If you feel that the OCR output from your scanned document is missing some alphabets or the algorithm tends to favor a certain part of the document, the culprit could be misalignment. OCR engines like tesseract expect the input document to be properly aligned because the extraction takes into account line formatting. Slight translations and rotations may affect the output. In an unconstrained environment, if such an OCR engine is made available in a consumer product, one should expect documents with all kinds of translational errors. A good rule of thumb is to preconfigure a template in the backend if you are clear on the types of documents the application would encounter. The template is an ideal ground truth of the expected input, which is free of errors and could be used to align or make the future inputs rotation/translation invariant. A good way to do this is with Oriented FAST and Rotated BRIEF( ORB ). ORB lets you identify key points in an input document by matching it to a ground truth template and using these key points to align your input. The parameters in ORB lets you tweak it as per the input document you have. Through trial and error, one can find the parameter set which gives the best result for their use case. Most of the time, the default parameters will give you good enough results, but if your application needs to encounter very challenging documents, then the best parameters need to be identified through some research.
Once the rotation invariance is solved, you can move on to removing unwanted background clutters like patterns, logos, watermarks, holograms, etc from the image. For this make sure the target for extraction, ie, the printed text is visible and has good print quality. Now, computer vision algorithms like adaptive thresholding, erosion, dilation could be used to remove unwanted elements or artifacts from the image. Be mindful of the parameters being used. Again with the above-preprocessing methods, one can start with the default values and work their way to the best set of values that suit their requirement.
To fix the problem of varying resolutions, we scaled the random resolutions to pre-configured resolution settings. An aspect ratio of 16:10 was maintained for all the images. As soon as the image was sent to the cloud, it was downscaled or upscaled to the closest matching resolution to ensure that all the aspect ratios stayed the same. Because the images often had different fonts and gridlines, we used keypoint extraction to improve the accuracy of OCR. This method required every document uploaded to the system to be of the same size and any attribute associated with the key points (eg: Vehicle type) in the document to be at the exact same location. For example, if the base template for OCR has “vehicle type” at the 80th pixel, then every document uploaded to OCR must have the “vehicle type” at the 80th pixel.
We also identified key points or regions of interest that contained the required information.

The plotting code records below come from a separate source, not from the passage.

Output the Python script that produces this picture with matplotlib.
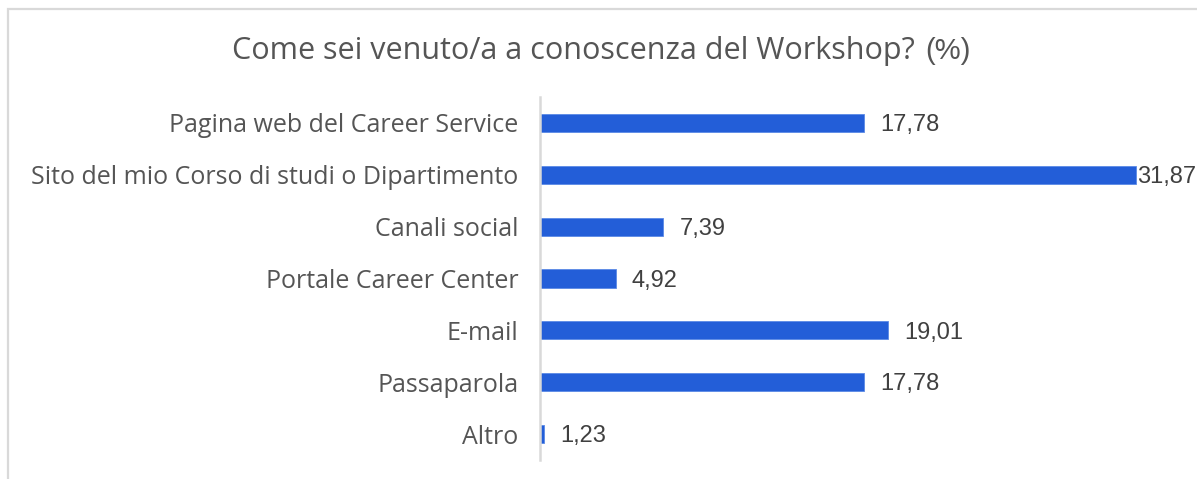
import matplotlib
matplotlib.use("Agg")
import matplotlib.pyplot as plt
from matplotlib.patches import Rectangle

# data
categories = ["Pagina web del Career Service",
              "Sito del mio Corso di studi o Dipartimento",
              "Canali social",
              "Portale Career Center",
              "E-mail",
              "Passaparola",
              "Altro"]
values = [17.78, 31.87, 7.39, 4.92, 19.01, 17.78, 1.23]
value_labels = ["17,78", "31,87", "7,39", "4,92", "19,01", "17,78", "1,23"]
title_main = "Come sei venuto/a a conoscenza del Workshop?"
title_unit = "(%)"

W, H = 1197, 479
fig = plt.figure(figsize=(W / 100, H / 100), dpi=100)
fig.patch.set_facecolor("white")

# light frame, only top and left edges visible
fig.patches.append(Rectangle((8 / W, -0.1), 1.2, 1 - 9 / H + 0.1,
                             transform=fig.transFigure, fill=False,
                             edgecolor="#d9d9d9", linewidth=1.6))

ax = fig.add_axes([540 / W, 1 - 460 / H, 599 / W, 363 / H])
pos = list(range(len(categories)))
ax.barh(pos, values, height=0.35, color="#235ed8", edgecolor="#5b8ae6",
        linewidth=0.6)
ax.set_xlim(1.0, 32.0)
ax.set_ylim(len(categories) - 0.5, -0.5)
ax.set_yticks(pos)
ax.set_yticklabels(categories, fontfamily="Open Sans", fontsize=18,
                   color="#555555")
ax.tick_params(axis="y", length=0, pad=15.5)
ax.set_xticks([])
for s in ["top", "right", "bottom"]:
    ax.spines[s].set_visible(False)
ax.spines["left"].set_color("#d9d9d9")
ax.spines["left"].set_linewidth(1.8)

fig.canvas.draw()
r = fig.canvas.get_renderer()
for p, v, lab in zip(pos, values, value_labels):
    t = ax.annotate(lab, (v, p), xytext=(11.5, -1.6), textcoords="offset points",
                    va="center", ha="left", fontfamily="Liberation Sans",
                    fontsize=17, color="#404040", annotation_clip=False)
    ext = t.get_window_extent(r)
    if ext.x1 > W - 1:
        # keep the label inside the chart
        t.xyann = (0.5, -1.6)

t1 = fig.text(232 / W, 1 - 59 / H, title_main, fontfamily="Open Sans",
              fontsize=22, color="#555555", va="baseline", ha="left")
fig.canvas.draw()
e1 = t1.get_window_extent(fig.canvas.get_renderer())
fig.text((e1.x1 + 10) / W, 1 - 59 / H, title_unit, fontfamily="Liberation Sans",
         fontsize=21, color="#555555", va="baseline", ha="left")

fig.savefig("out.png", dpi=100, facecolor="white")
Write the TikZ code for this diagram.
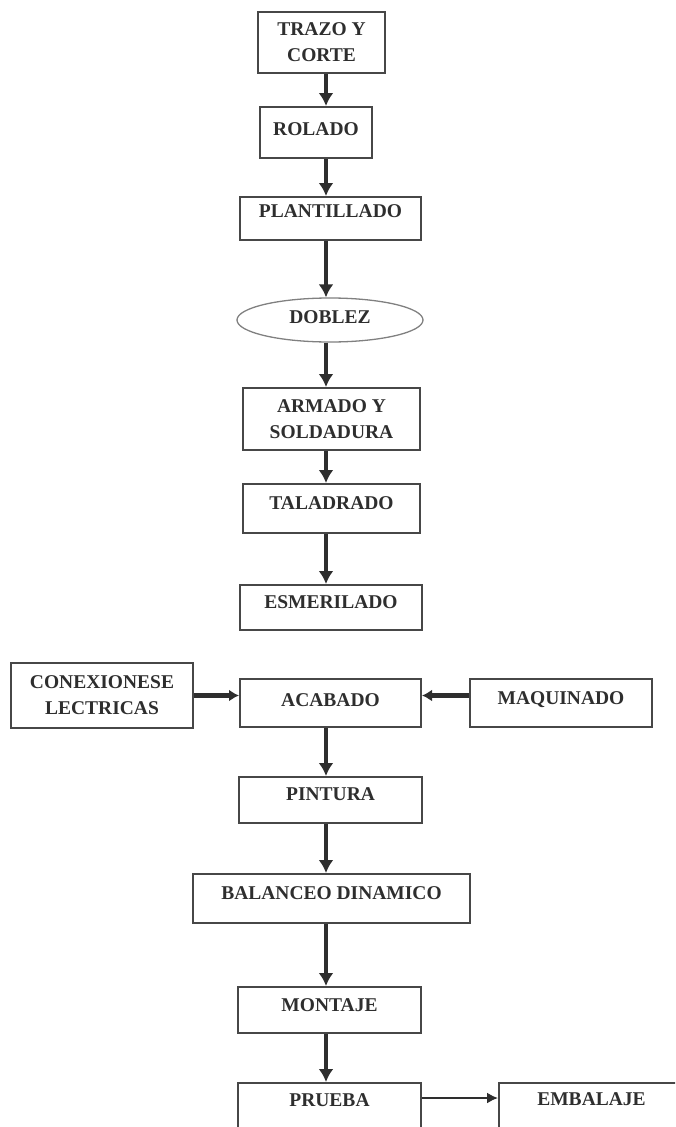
\documentclass[tikz,border=0pt]{standalone}
\usepackage{fontspec}
\setmainfont{Liberation Serif}
\usepackage{xcolor}
\usetikzlibrary{arrows.meta,shapes.geometric,positioning}
\definecolor{linegray}{HTML}{474747}
\definecolor{textgray}{HTML}{2E2E2E}
\tikzset{
	box/.style={
			draw=linegray,
			line width=2pt,
			rectangle,
			inner sep=0pt,
			text=textgray,
			font=\fontsize{19.5}{26}\selectfont\bfseries
		},
	stage/.style={
			box,
			text height=13pt,
			text depth=#1
		},
	stage/.default=10pt,
	stagetwo/.style={
			box,
			align=center
		},
	oval/.style={
			ellipse,
			draw=gray,
			line width=1.3pt,
			inner sep=0pt,
			text=textgray,
			text height=13pt,
			text depth=#1,
			font=\fontsize{19.5}{26}\selectfont\bfseries
		},
	flow/.style={draw=textgray, line width=3.4pt, -{Latex[length=13pt,width=15pt]}},
	sideflow/.style={draw=textgray, line width=4.5pt, -{Latex[length=10pt,width=12pt]}},
	thinflow/.style={draw=textgray, line width=1.8pt, -{Latex[length=11pt,width=11pt]}}
}

\begin{document}
\begin{tikzpicture}[x=1pt,y=-1pt]
	\useasboundingbox (0,0) rectangle (675,1127);
	\clip (0,0) rectangle (675,1127);
	\coordinate (spine) at (326,0);

	\node[stagetwo, minimum width=127pt, minimum height=61pt] at (321.5,42.5) (trazo) {TRAZO Y\\CORTE};
	\node[stage=8pt, minimum width=112pt, minimum height=51pt] at (316,132.5) (rolado) {ROLADO};
	\node[stage=16pt, minimum width=181pt, minimum height=43pt] at (330.5,218.5) (plantillado) {PLANTILLADO};
	\node[oval=7pt, minimum width=186pt, minimum height=44pt] at (330,320) (doblez) {DOBLEZ};
	\node[stagetwo, minimum width=177pt, minimum height=62pt] at (331.5,419) (armado) {ARMADO Y\\SOLDADURA};
	\node[stage=12pt, minimum width=177pt, minimum height=49pt] at (331.5,508.5) (taladrado) {TALADRADO};
	\node[stage=12pt, minimum width=182pt, minimum height=45pt] at (331,607.5) (esmerilado) {ESMERILADO};

	\node[stagetwo, minimum width=182pt, minimum height=65pt] at (102,695.5) (conex) {CONEXIONESE\\LECTRICAS};
	\node[stage=6pt, minimum width=181pt, minimum height=48pt] at (330.5,703) (acabado) {ACABADO};
	\node[stage=10pt, minimum width=182pt, minimum height=48pt] at (561,703) (maquinado) {MAQUINADO};

	\node[stage=13pt, minimum width=183pt, minimum height=46pt] at (330.5,800) (pintura) {PINTURA};
	\node[stage=11pt, minimum width=277pt, minimum height=49pt] at (331.5,898.5) (balanceo) {BALANCEO DINAMICO};
	\node[stage=10pt, minimum width=183pt, minimum height=46pt] at (329.5,1010) (montaje) {MONTAJE};
	\node[stage=16pt, minimum width=183pt, minimum height=50pt] at (329.5,1108) (prueba) {PRUEBA};
	\node[stage=19pt, minimum width=185pt, minimum height=50pt] at (591.5,1108) (embalaje) {EMBALAJE};

	\draw[flow] (spine |- trazo.south) -- (spine |- rolado.north);
	\draw[flow] (spine |- rolado.south) -- (spine |- plantillado.north);
	\draw[flow] (spine |- plantillado.south) -- (spine |- doblez.north);
	\draw[flow] (spine |- doblez.south) -- (spine |- armado.north);
	\draw[flow] (spine |- armado.south) -- (spine |- taladrado.north);
	\draw[flow] (spine |- taladrado.south) -- (spine |- esmerilado.north);

	\draw[sideflow] (conex.east) -- (conex.east -| acabado.west);
	\draw[sideflow] (maquinado.west |- conex.east) -- (acabado.east |- conex.east);

	\draw[flow] (spine |- acabado.south) -- (spine |- pintura.north);
	\draw[flow] (spine |- pintura.south) -- (spine |- balanceo.north);
	\draw[flow] (spine |- balanceo.south) -- (spine |- montaje.north);
	\draw[flow] (spine |- montaje.south) -- (spine |- prueba.north);
	\draw[thinflow] ([yshift=10pt]prueba.east) -- ([yshift=10pt]prueba.east -| embalaje.west);
\end{tikzpicture}
\end{document}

This was done by pre-defining co-ordinate sets of pixels that would hold relevant information. By identifying regions of interest, the process of text extraction was made much easier for the algorithm. For close lettering, we used a fuzzy logic match that helped eliminate these kinds of errors. So, if the algorithm identified a vehicle incorrectly, it would look through the database of vehicles and choose the right match. Finally, the Tesseract OCR was used to extract text from the ROIs and pooled in a JSON response.
Text extraction can be done next, where you can choose what your strategy is. Popular choices are tesseract-OCR, easy-ocr, etc. If you plan to use tesseract, please read the documentation to understand the different parameters included in the latest releases. Tesseract 4 with LSTM tends to work only on Ubuntu 18.